Can you set down, exactly as they appear below, the lines from the opening of the material through the one bearing "from bokeh.resources import INLINE", minus the pictures?

=====

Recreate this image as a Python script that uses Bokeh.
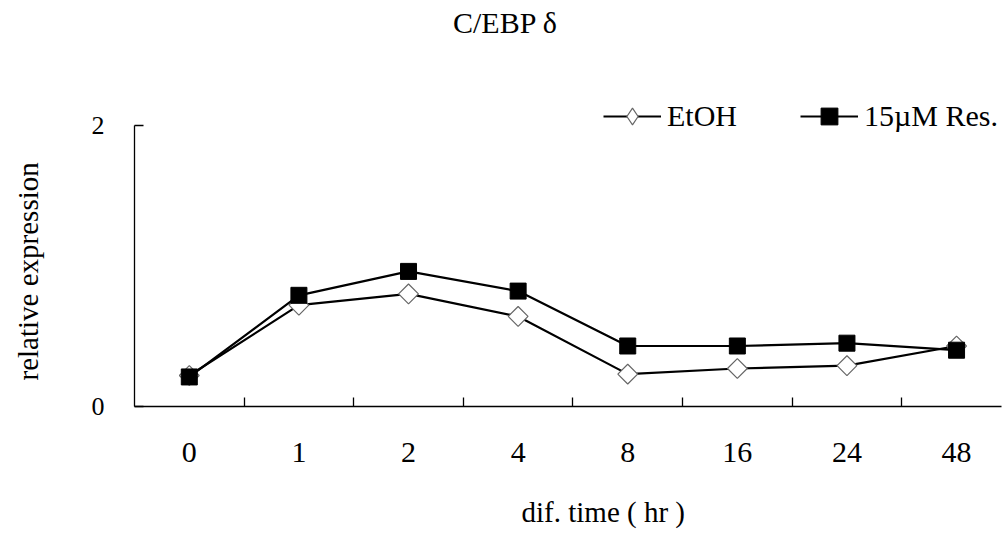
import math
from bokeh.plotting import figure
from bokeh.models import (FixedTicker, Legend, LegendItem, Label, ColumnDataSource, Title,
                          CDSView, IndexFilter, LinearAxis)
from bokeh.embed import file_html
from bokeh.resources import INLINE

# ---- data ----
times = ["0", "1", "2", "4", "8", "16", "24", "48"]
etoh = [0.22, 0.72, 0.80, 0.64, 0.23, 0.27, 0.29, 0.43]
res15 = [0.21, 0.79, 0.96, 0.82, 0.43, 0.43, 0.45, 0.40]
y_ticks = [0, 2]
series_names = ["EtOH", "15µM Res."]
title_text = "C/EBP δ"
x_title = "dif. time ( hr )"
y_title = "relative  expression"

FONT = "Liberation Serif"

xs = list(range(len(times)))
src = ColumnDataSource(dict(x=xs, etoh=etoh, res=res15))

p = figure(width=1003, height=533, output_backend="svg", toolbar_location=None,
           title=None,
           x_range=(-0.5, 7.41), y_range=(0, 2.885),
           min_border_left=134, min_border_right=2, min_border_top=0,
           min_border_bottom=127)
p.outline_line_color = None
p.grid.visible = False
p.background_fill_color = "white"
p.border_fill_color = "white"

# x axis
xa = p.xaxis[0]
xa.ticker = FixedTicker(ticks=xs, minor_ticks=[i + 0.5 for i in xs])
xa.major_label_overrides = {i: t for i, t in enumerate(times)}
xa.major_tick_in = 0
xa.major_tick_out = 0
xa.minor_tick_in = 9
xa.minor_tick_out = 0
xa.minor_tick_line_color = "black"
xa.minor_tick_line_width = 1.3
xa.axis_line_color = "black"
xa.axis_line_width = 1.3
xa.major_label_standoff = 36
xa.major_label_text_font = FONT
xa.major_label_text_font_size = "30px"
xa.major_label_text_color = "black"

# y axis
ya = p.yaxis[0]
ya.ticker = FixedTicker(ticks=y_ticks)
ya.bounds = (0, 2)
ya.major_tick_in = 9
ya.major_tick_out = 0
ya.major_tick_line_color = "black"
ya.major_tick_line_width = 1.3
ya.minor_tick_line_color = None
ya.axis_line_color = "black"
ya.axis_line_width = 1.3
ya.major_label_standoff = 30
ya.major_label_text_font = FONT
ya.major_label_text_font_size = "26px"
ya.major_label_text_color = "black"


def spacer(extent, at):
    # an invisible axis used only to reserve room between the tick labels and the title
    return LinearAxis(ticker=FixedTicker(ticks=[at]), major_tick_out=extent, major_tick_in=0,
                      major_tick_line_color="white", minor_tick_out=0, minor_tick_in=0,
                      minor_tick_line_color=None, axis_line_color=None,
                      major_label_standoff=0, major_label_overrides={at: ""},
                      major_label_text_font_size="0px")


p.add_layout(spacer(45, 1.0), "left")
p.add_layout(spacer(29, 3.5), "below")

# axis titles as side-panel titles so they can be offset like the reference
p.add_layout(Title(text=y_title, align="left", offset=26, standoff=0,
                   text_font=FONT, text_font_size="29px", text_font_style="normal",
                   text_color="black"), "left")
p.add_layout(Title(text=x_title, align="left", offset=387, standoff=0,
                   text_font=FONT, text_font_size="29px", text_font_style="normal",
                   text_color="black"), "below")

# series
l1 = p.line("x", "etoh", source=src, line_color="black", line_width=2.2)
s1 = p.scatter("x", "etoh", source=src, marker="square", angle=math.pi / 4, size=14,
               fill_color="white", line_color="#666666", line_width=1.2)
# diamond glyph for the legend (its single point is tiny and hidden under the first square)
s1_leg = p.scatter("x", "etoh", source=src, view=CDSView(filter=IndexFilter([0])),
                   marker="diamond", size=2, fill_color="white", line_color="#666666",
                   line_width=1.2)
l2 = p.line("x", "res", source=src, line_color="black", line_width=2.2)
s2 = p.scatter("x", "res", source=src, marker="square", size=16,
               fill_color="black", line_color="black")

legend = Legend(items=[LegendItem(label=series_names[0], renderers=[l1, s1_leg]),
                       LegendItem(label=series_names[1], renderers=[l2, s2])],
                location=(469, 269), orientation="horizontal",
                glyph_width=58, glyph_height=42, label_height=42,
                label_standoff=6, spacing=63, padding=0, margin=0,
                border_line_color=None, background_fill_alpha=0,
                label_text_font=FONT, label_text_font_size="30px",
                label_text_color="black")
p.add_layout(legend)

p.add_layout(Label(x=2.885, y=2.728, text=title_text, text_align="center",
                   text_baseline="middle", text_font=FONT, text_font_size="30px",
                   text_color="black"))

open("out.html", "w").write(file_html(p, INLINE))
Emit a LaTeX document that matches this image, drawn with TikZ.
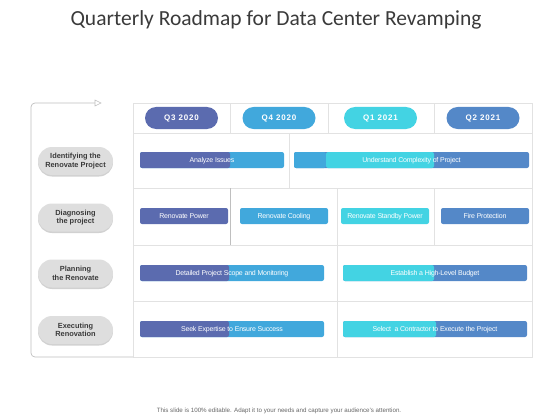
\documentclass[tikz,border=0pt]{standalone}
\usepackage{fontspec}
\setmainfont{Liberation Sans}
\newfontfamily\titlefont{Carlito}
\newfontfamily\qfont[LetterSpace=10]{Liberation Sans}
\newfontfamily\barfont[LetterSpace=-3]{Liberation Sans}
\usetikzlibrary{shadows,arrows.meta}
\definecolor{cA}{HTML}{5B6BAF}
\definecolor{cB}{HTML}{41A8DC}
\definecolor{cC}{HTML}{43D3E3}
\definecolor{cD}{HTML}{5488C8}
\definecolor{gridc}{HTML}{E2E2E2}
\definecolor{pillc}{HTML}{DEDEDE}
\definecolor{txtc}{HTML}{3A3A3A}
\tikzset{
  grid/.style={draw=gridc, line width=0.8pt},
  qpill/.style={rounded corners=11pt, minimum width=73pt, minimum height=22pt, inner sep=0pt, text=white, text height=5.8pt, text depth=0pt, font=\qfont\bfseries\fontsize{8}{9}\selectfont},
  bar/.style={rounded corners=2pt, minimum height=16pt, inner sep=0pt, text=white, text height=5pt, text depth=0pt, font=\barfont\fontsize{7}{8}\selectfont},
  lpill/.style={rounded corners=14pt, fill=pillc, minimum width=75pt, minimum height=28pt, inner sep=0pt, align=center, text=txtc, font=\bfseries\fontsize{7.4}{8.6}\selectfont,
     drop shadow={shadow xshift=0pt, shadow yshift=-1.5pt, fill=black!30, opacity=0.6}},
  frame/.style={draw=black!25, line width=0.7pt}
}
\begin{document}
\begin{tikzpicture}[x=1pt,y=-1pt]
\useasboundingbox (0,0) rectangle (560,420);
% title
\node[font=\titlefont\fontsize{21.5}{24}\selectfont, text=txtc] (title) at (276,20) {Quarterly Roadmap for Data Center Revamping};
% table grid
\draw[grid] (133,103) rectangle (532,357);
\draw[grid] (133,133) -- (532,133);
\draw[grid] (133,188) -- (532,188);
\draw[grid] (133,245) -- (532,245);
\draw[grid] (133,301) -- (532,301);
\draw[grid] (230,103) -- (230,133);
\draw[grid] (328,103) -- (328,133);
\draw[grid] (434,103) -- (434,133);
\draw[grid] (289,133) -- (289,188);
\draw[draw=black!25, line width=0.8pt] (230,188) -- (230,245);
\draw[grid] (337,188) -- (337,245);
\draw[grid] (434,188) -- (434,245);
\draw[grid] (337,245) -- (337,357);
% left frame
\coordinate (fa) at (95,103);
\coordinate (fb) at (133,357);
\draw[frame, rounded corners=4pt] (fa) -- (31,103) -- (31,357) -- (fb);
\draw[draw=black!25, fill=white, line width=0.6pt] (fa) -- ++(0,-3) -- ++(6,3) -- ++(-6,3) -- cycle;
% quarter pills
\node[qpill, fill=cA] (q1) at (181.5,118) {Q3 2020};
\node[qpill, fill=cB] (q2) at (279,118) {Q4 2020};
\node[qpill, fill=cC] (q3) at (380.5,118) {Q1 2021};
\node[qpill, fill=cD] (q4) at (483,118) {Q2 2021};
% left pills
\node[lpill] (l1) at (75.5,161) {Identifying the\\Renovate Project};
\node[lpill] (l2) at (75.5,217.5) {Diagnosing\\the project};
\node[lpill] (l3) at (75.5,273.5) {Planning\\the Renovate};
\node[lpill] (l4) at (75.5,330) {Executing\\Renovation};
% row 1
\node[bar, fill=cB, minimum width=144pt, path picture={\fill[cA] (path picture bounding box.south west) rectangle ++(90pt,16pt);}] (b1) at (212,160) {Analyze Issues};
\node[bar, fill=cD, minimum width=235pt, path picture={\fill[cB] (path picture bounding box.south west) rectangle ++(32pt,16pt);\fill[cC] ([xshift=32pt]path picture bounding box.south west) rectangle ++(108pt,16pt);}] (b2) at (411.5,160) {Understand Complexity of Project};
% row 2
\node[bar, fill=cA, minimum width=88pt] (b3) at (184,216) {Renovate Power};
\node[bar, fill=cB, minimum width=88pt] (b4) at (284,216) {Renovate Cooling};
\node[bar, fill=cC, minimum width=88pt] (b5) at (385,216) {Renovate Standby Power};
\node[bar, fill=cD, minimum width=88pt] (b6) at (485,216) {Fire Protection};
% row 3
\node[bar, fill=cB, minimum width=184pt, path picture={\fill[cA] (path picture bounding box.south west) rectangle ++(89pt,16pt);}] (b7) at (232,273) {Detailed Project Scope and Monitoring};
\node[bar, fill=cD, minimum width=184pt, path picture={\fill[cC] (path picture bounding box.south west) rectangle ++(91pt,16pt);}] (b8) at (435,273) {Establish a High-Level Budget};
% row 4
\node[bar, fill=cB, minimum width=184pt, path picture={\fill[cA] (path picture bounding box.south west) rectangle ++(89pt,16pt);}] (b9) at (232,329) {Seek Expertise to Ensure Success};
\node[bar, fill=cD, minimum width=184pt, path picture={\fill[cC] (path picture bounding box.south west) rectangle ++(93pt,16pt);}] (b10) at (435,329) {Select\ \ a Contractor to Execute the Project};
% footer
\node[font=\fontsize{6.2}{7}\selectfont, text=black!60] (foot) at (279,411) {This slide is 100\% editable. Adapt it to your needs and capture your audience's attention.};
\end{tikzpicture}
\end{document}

=====

- **Solution**:
Recreate this image as a Python script that uses Bokeh.
import math
from bokeh.plotting import figure
from bokeh.models import (FixedTicker, Legend, LegendItem, Label, ColumnDataSource, Title,
                          CDSView, IndexFilter, LinearAxis)
from bokeh.embed import file_html
from bokeh.resources import INLINE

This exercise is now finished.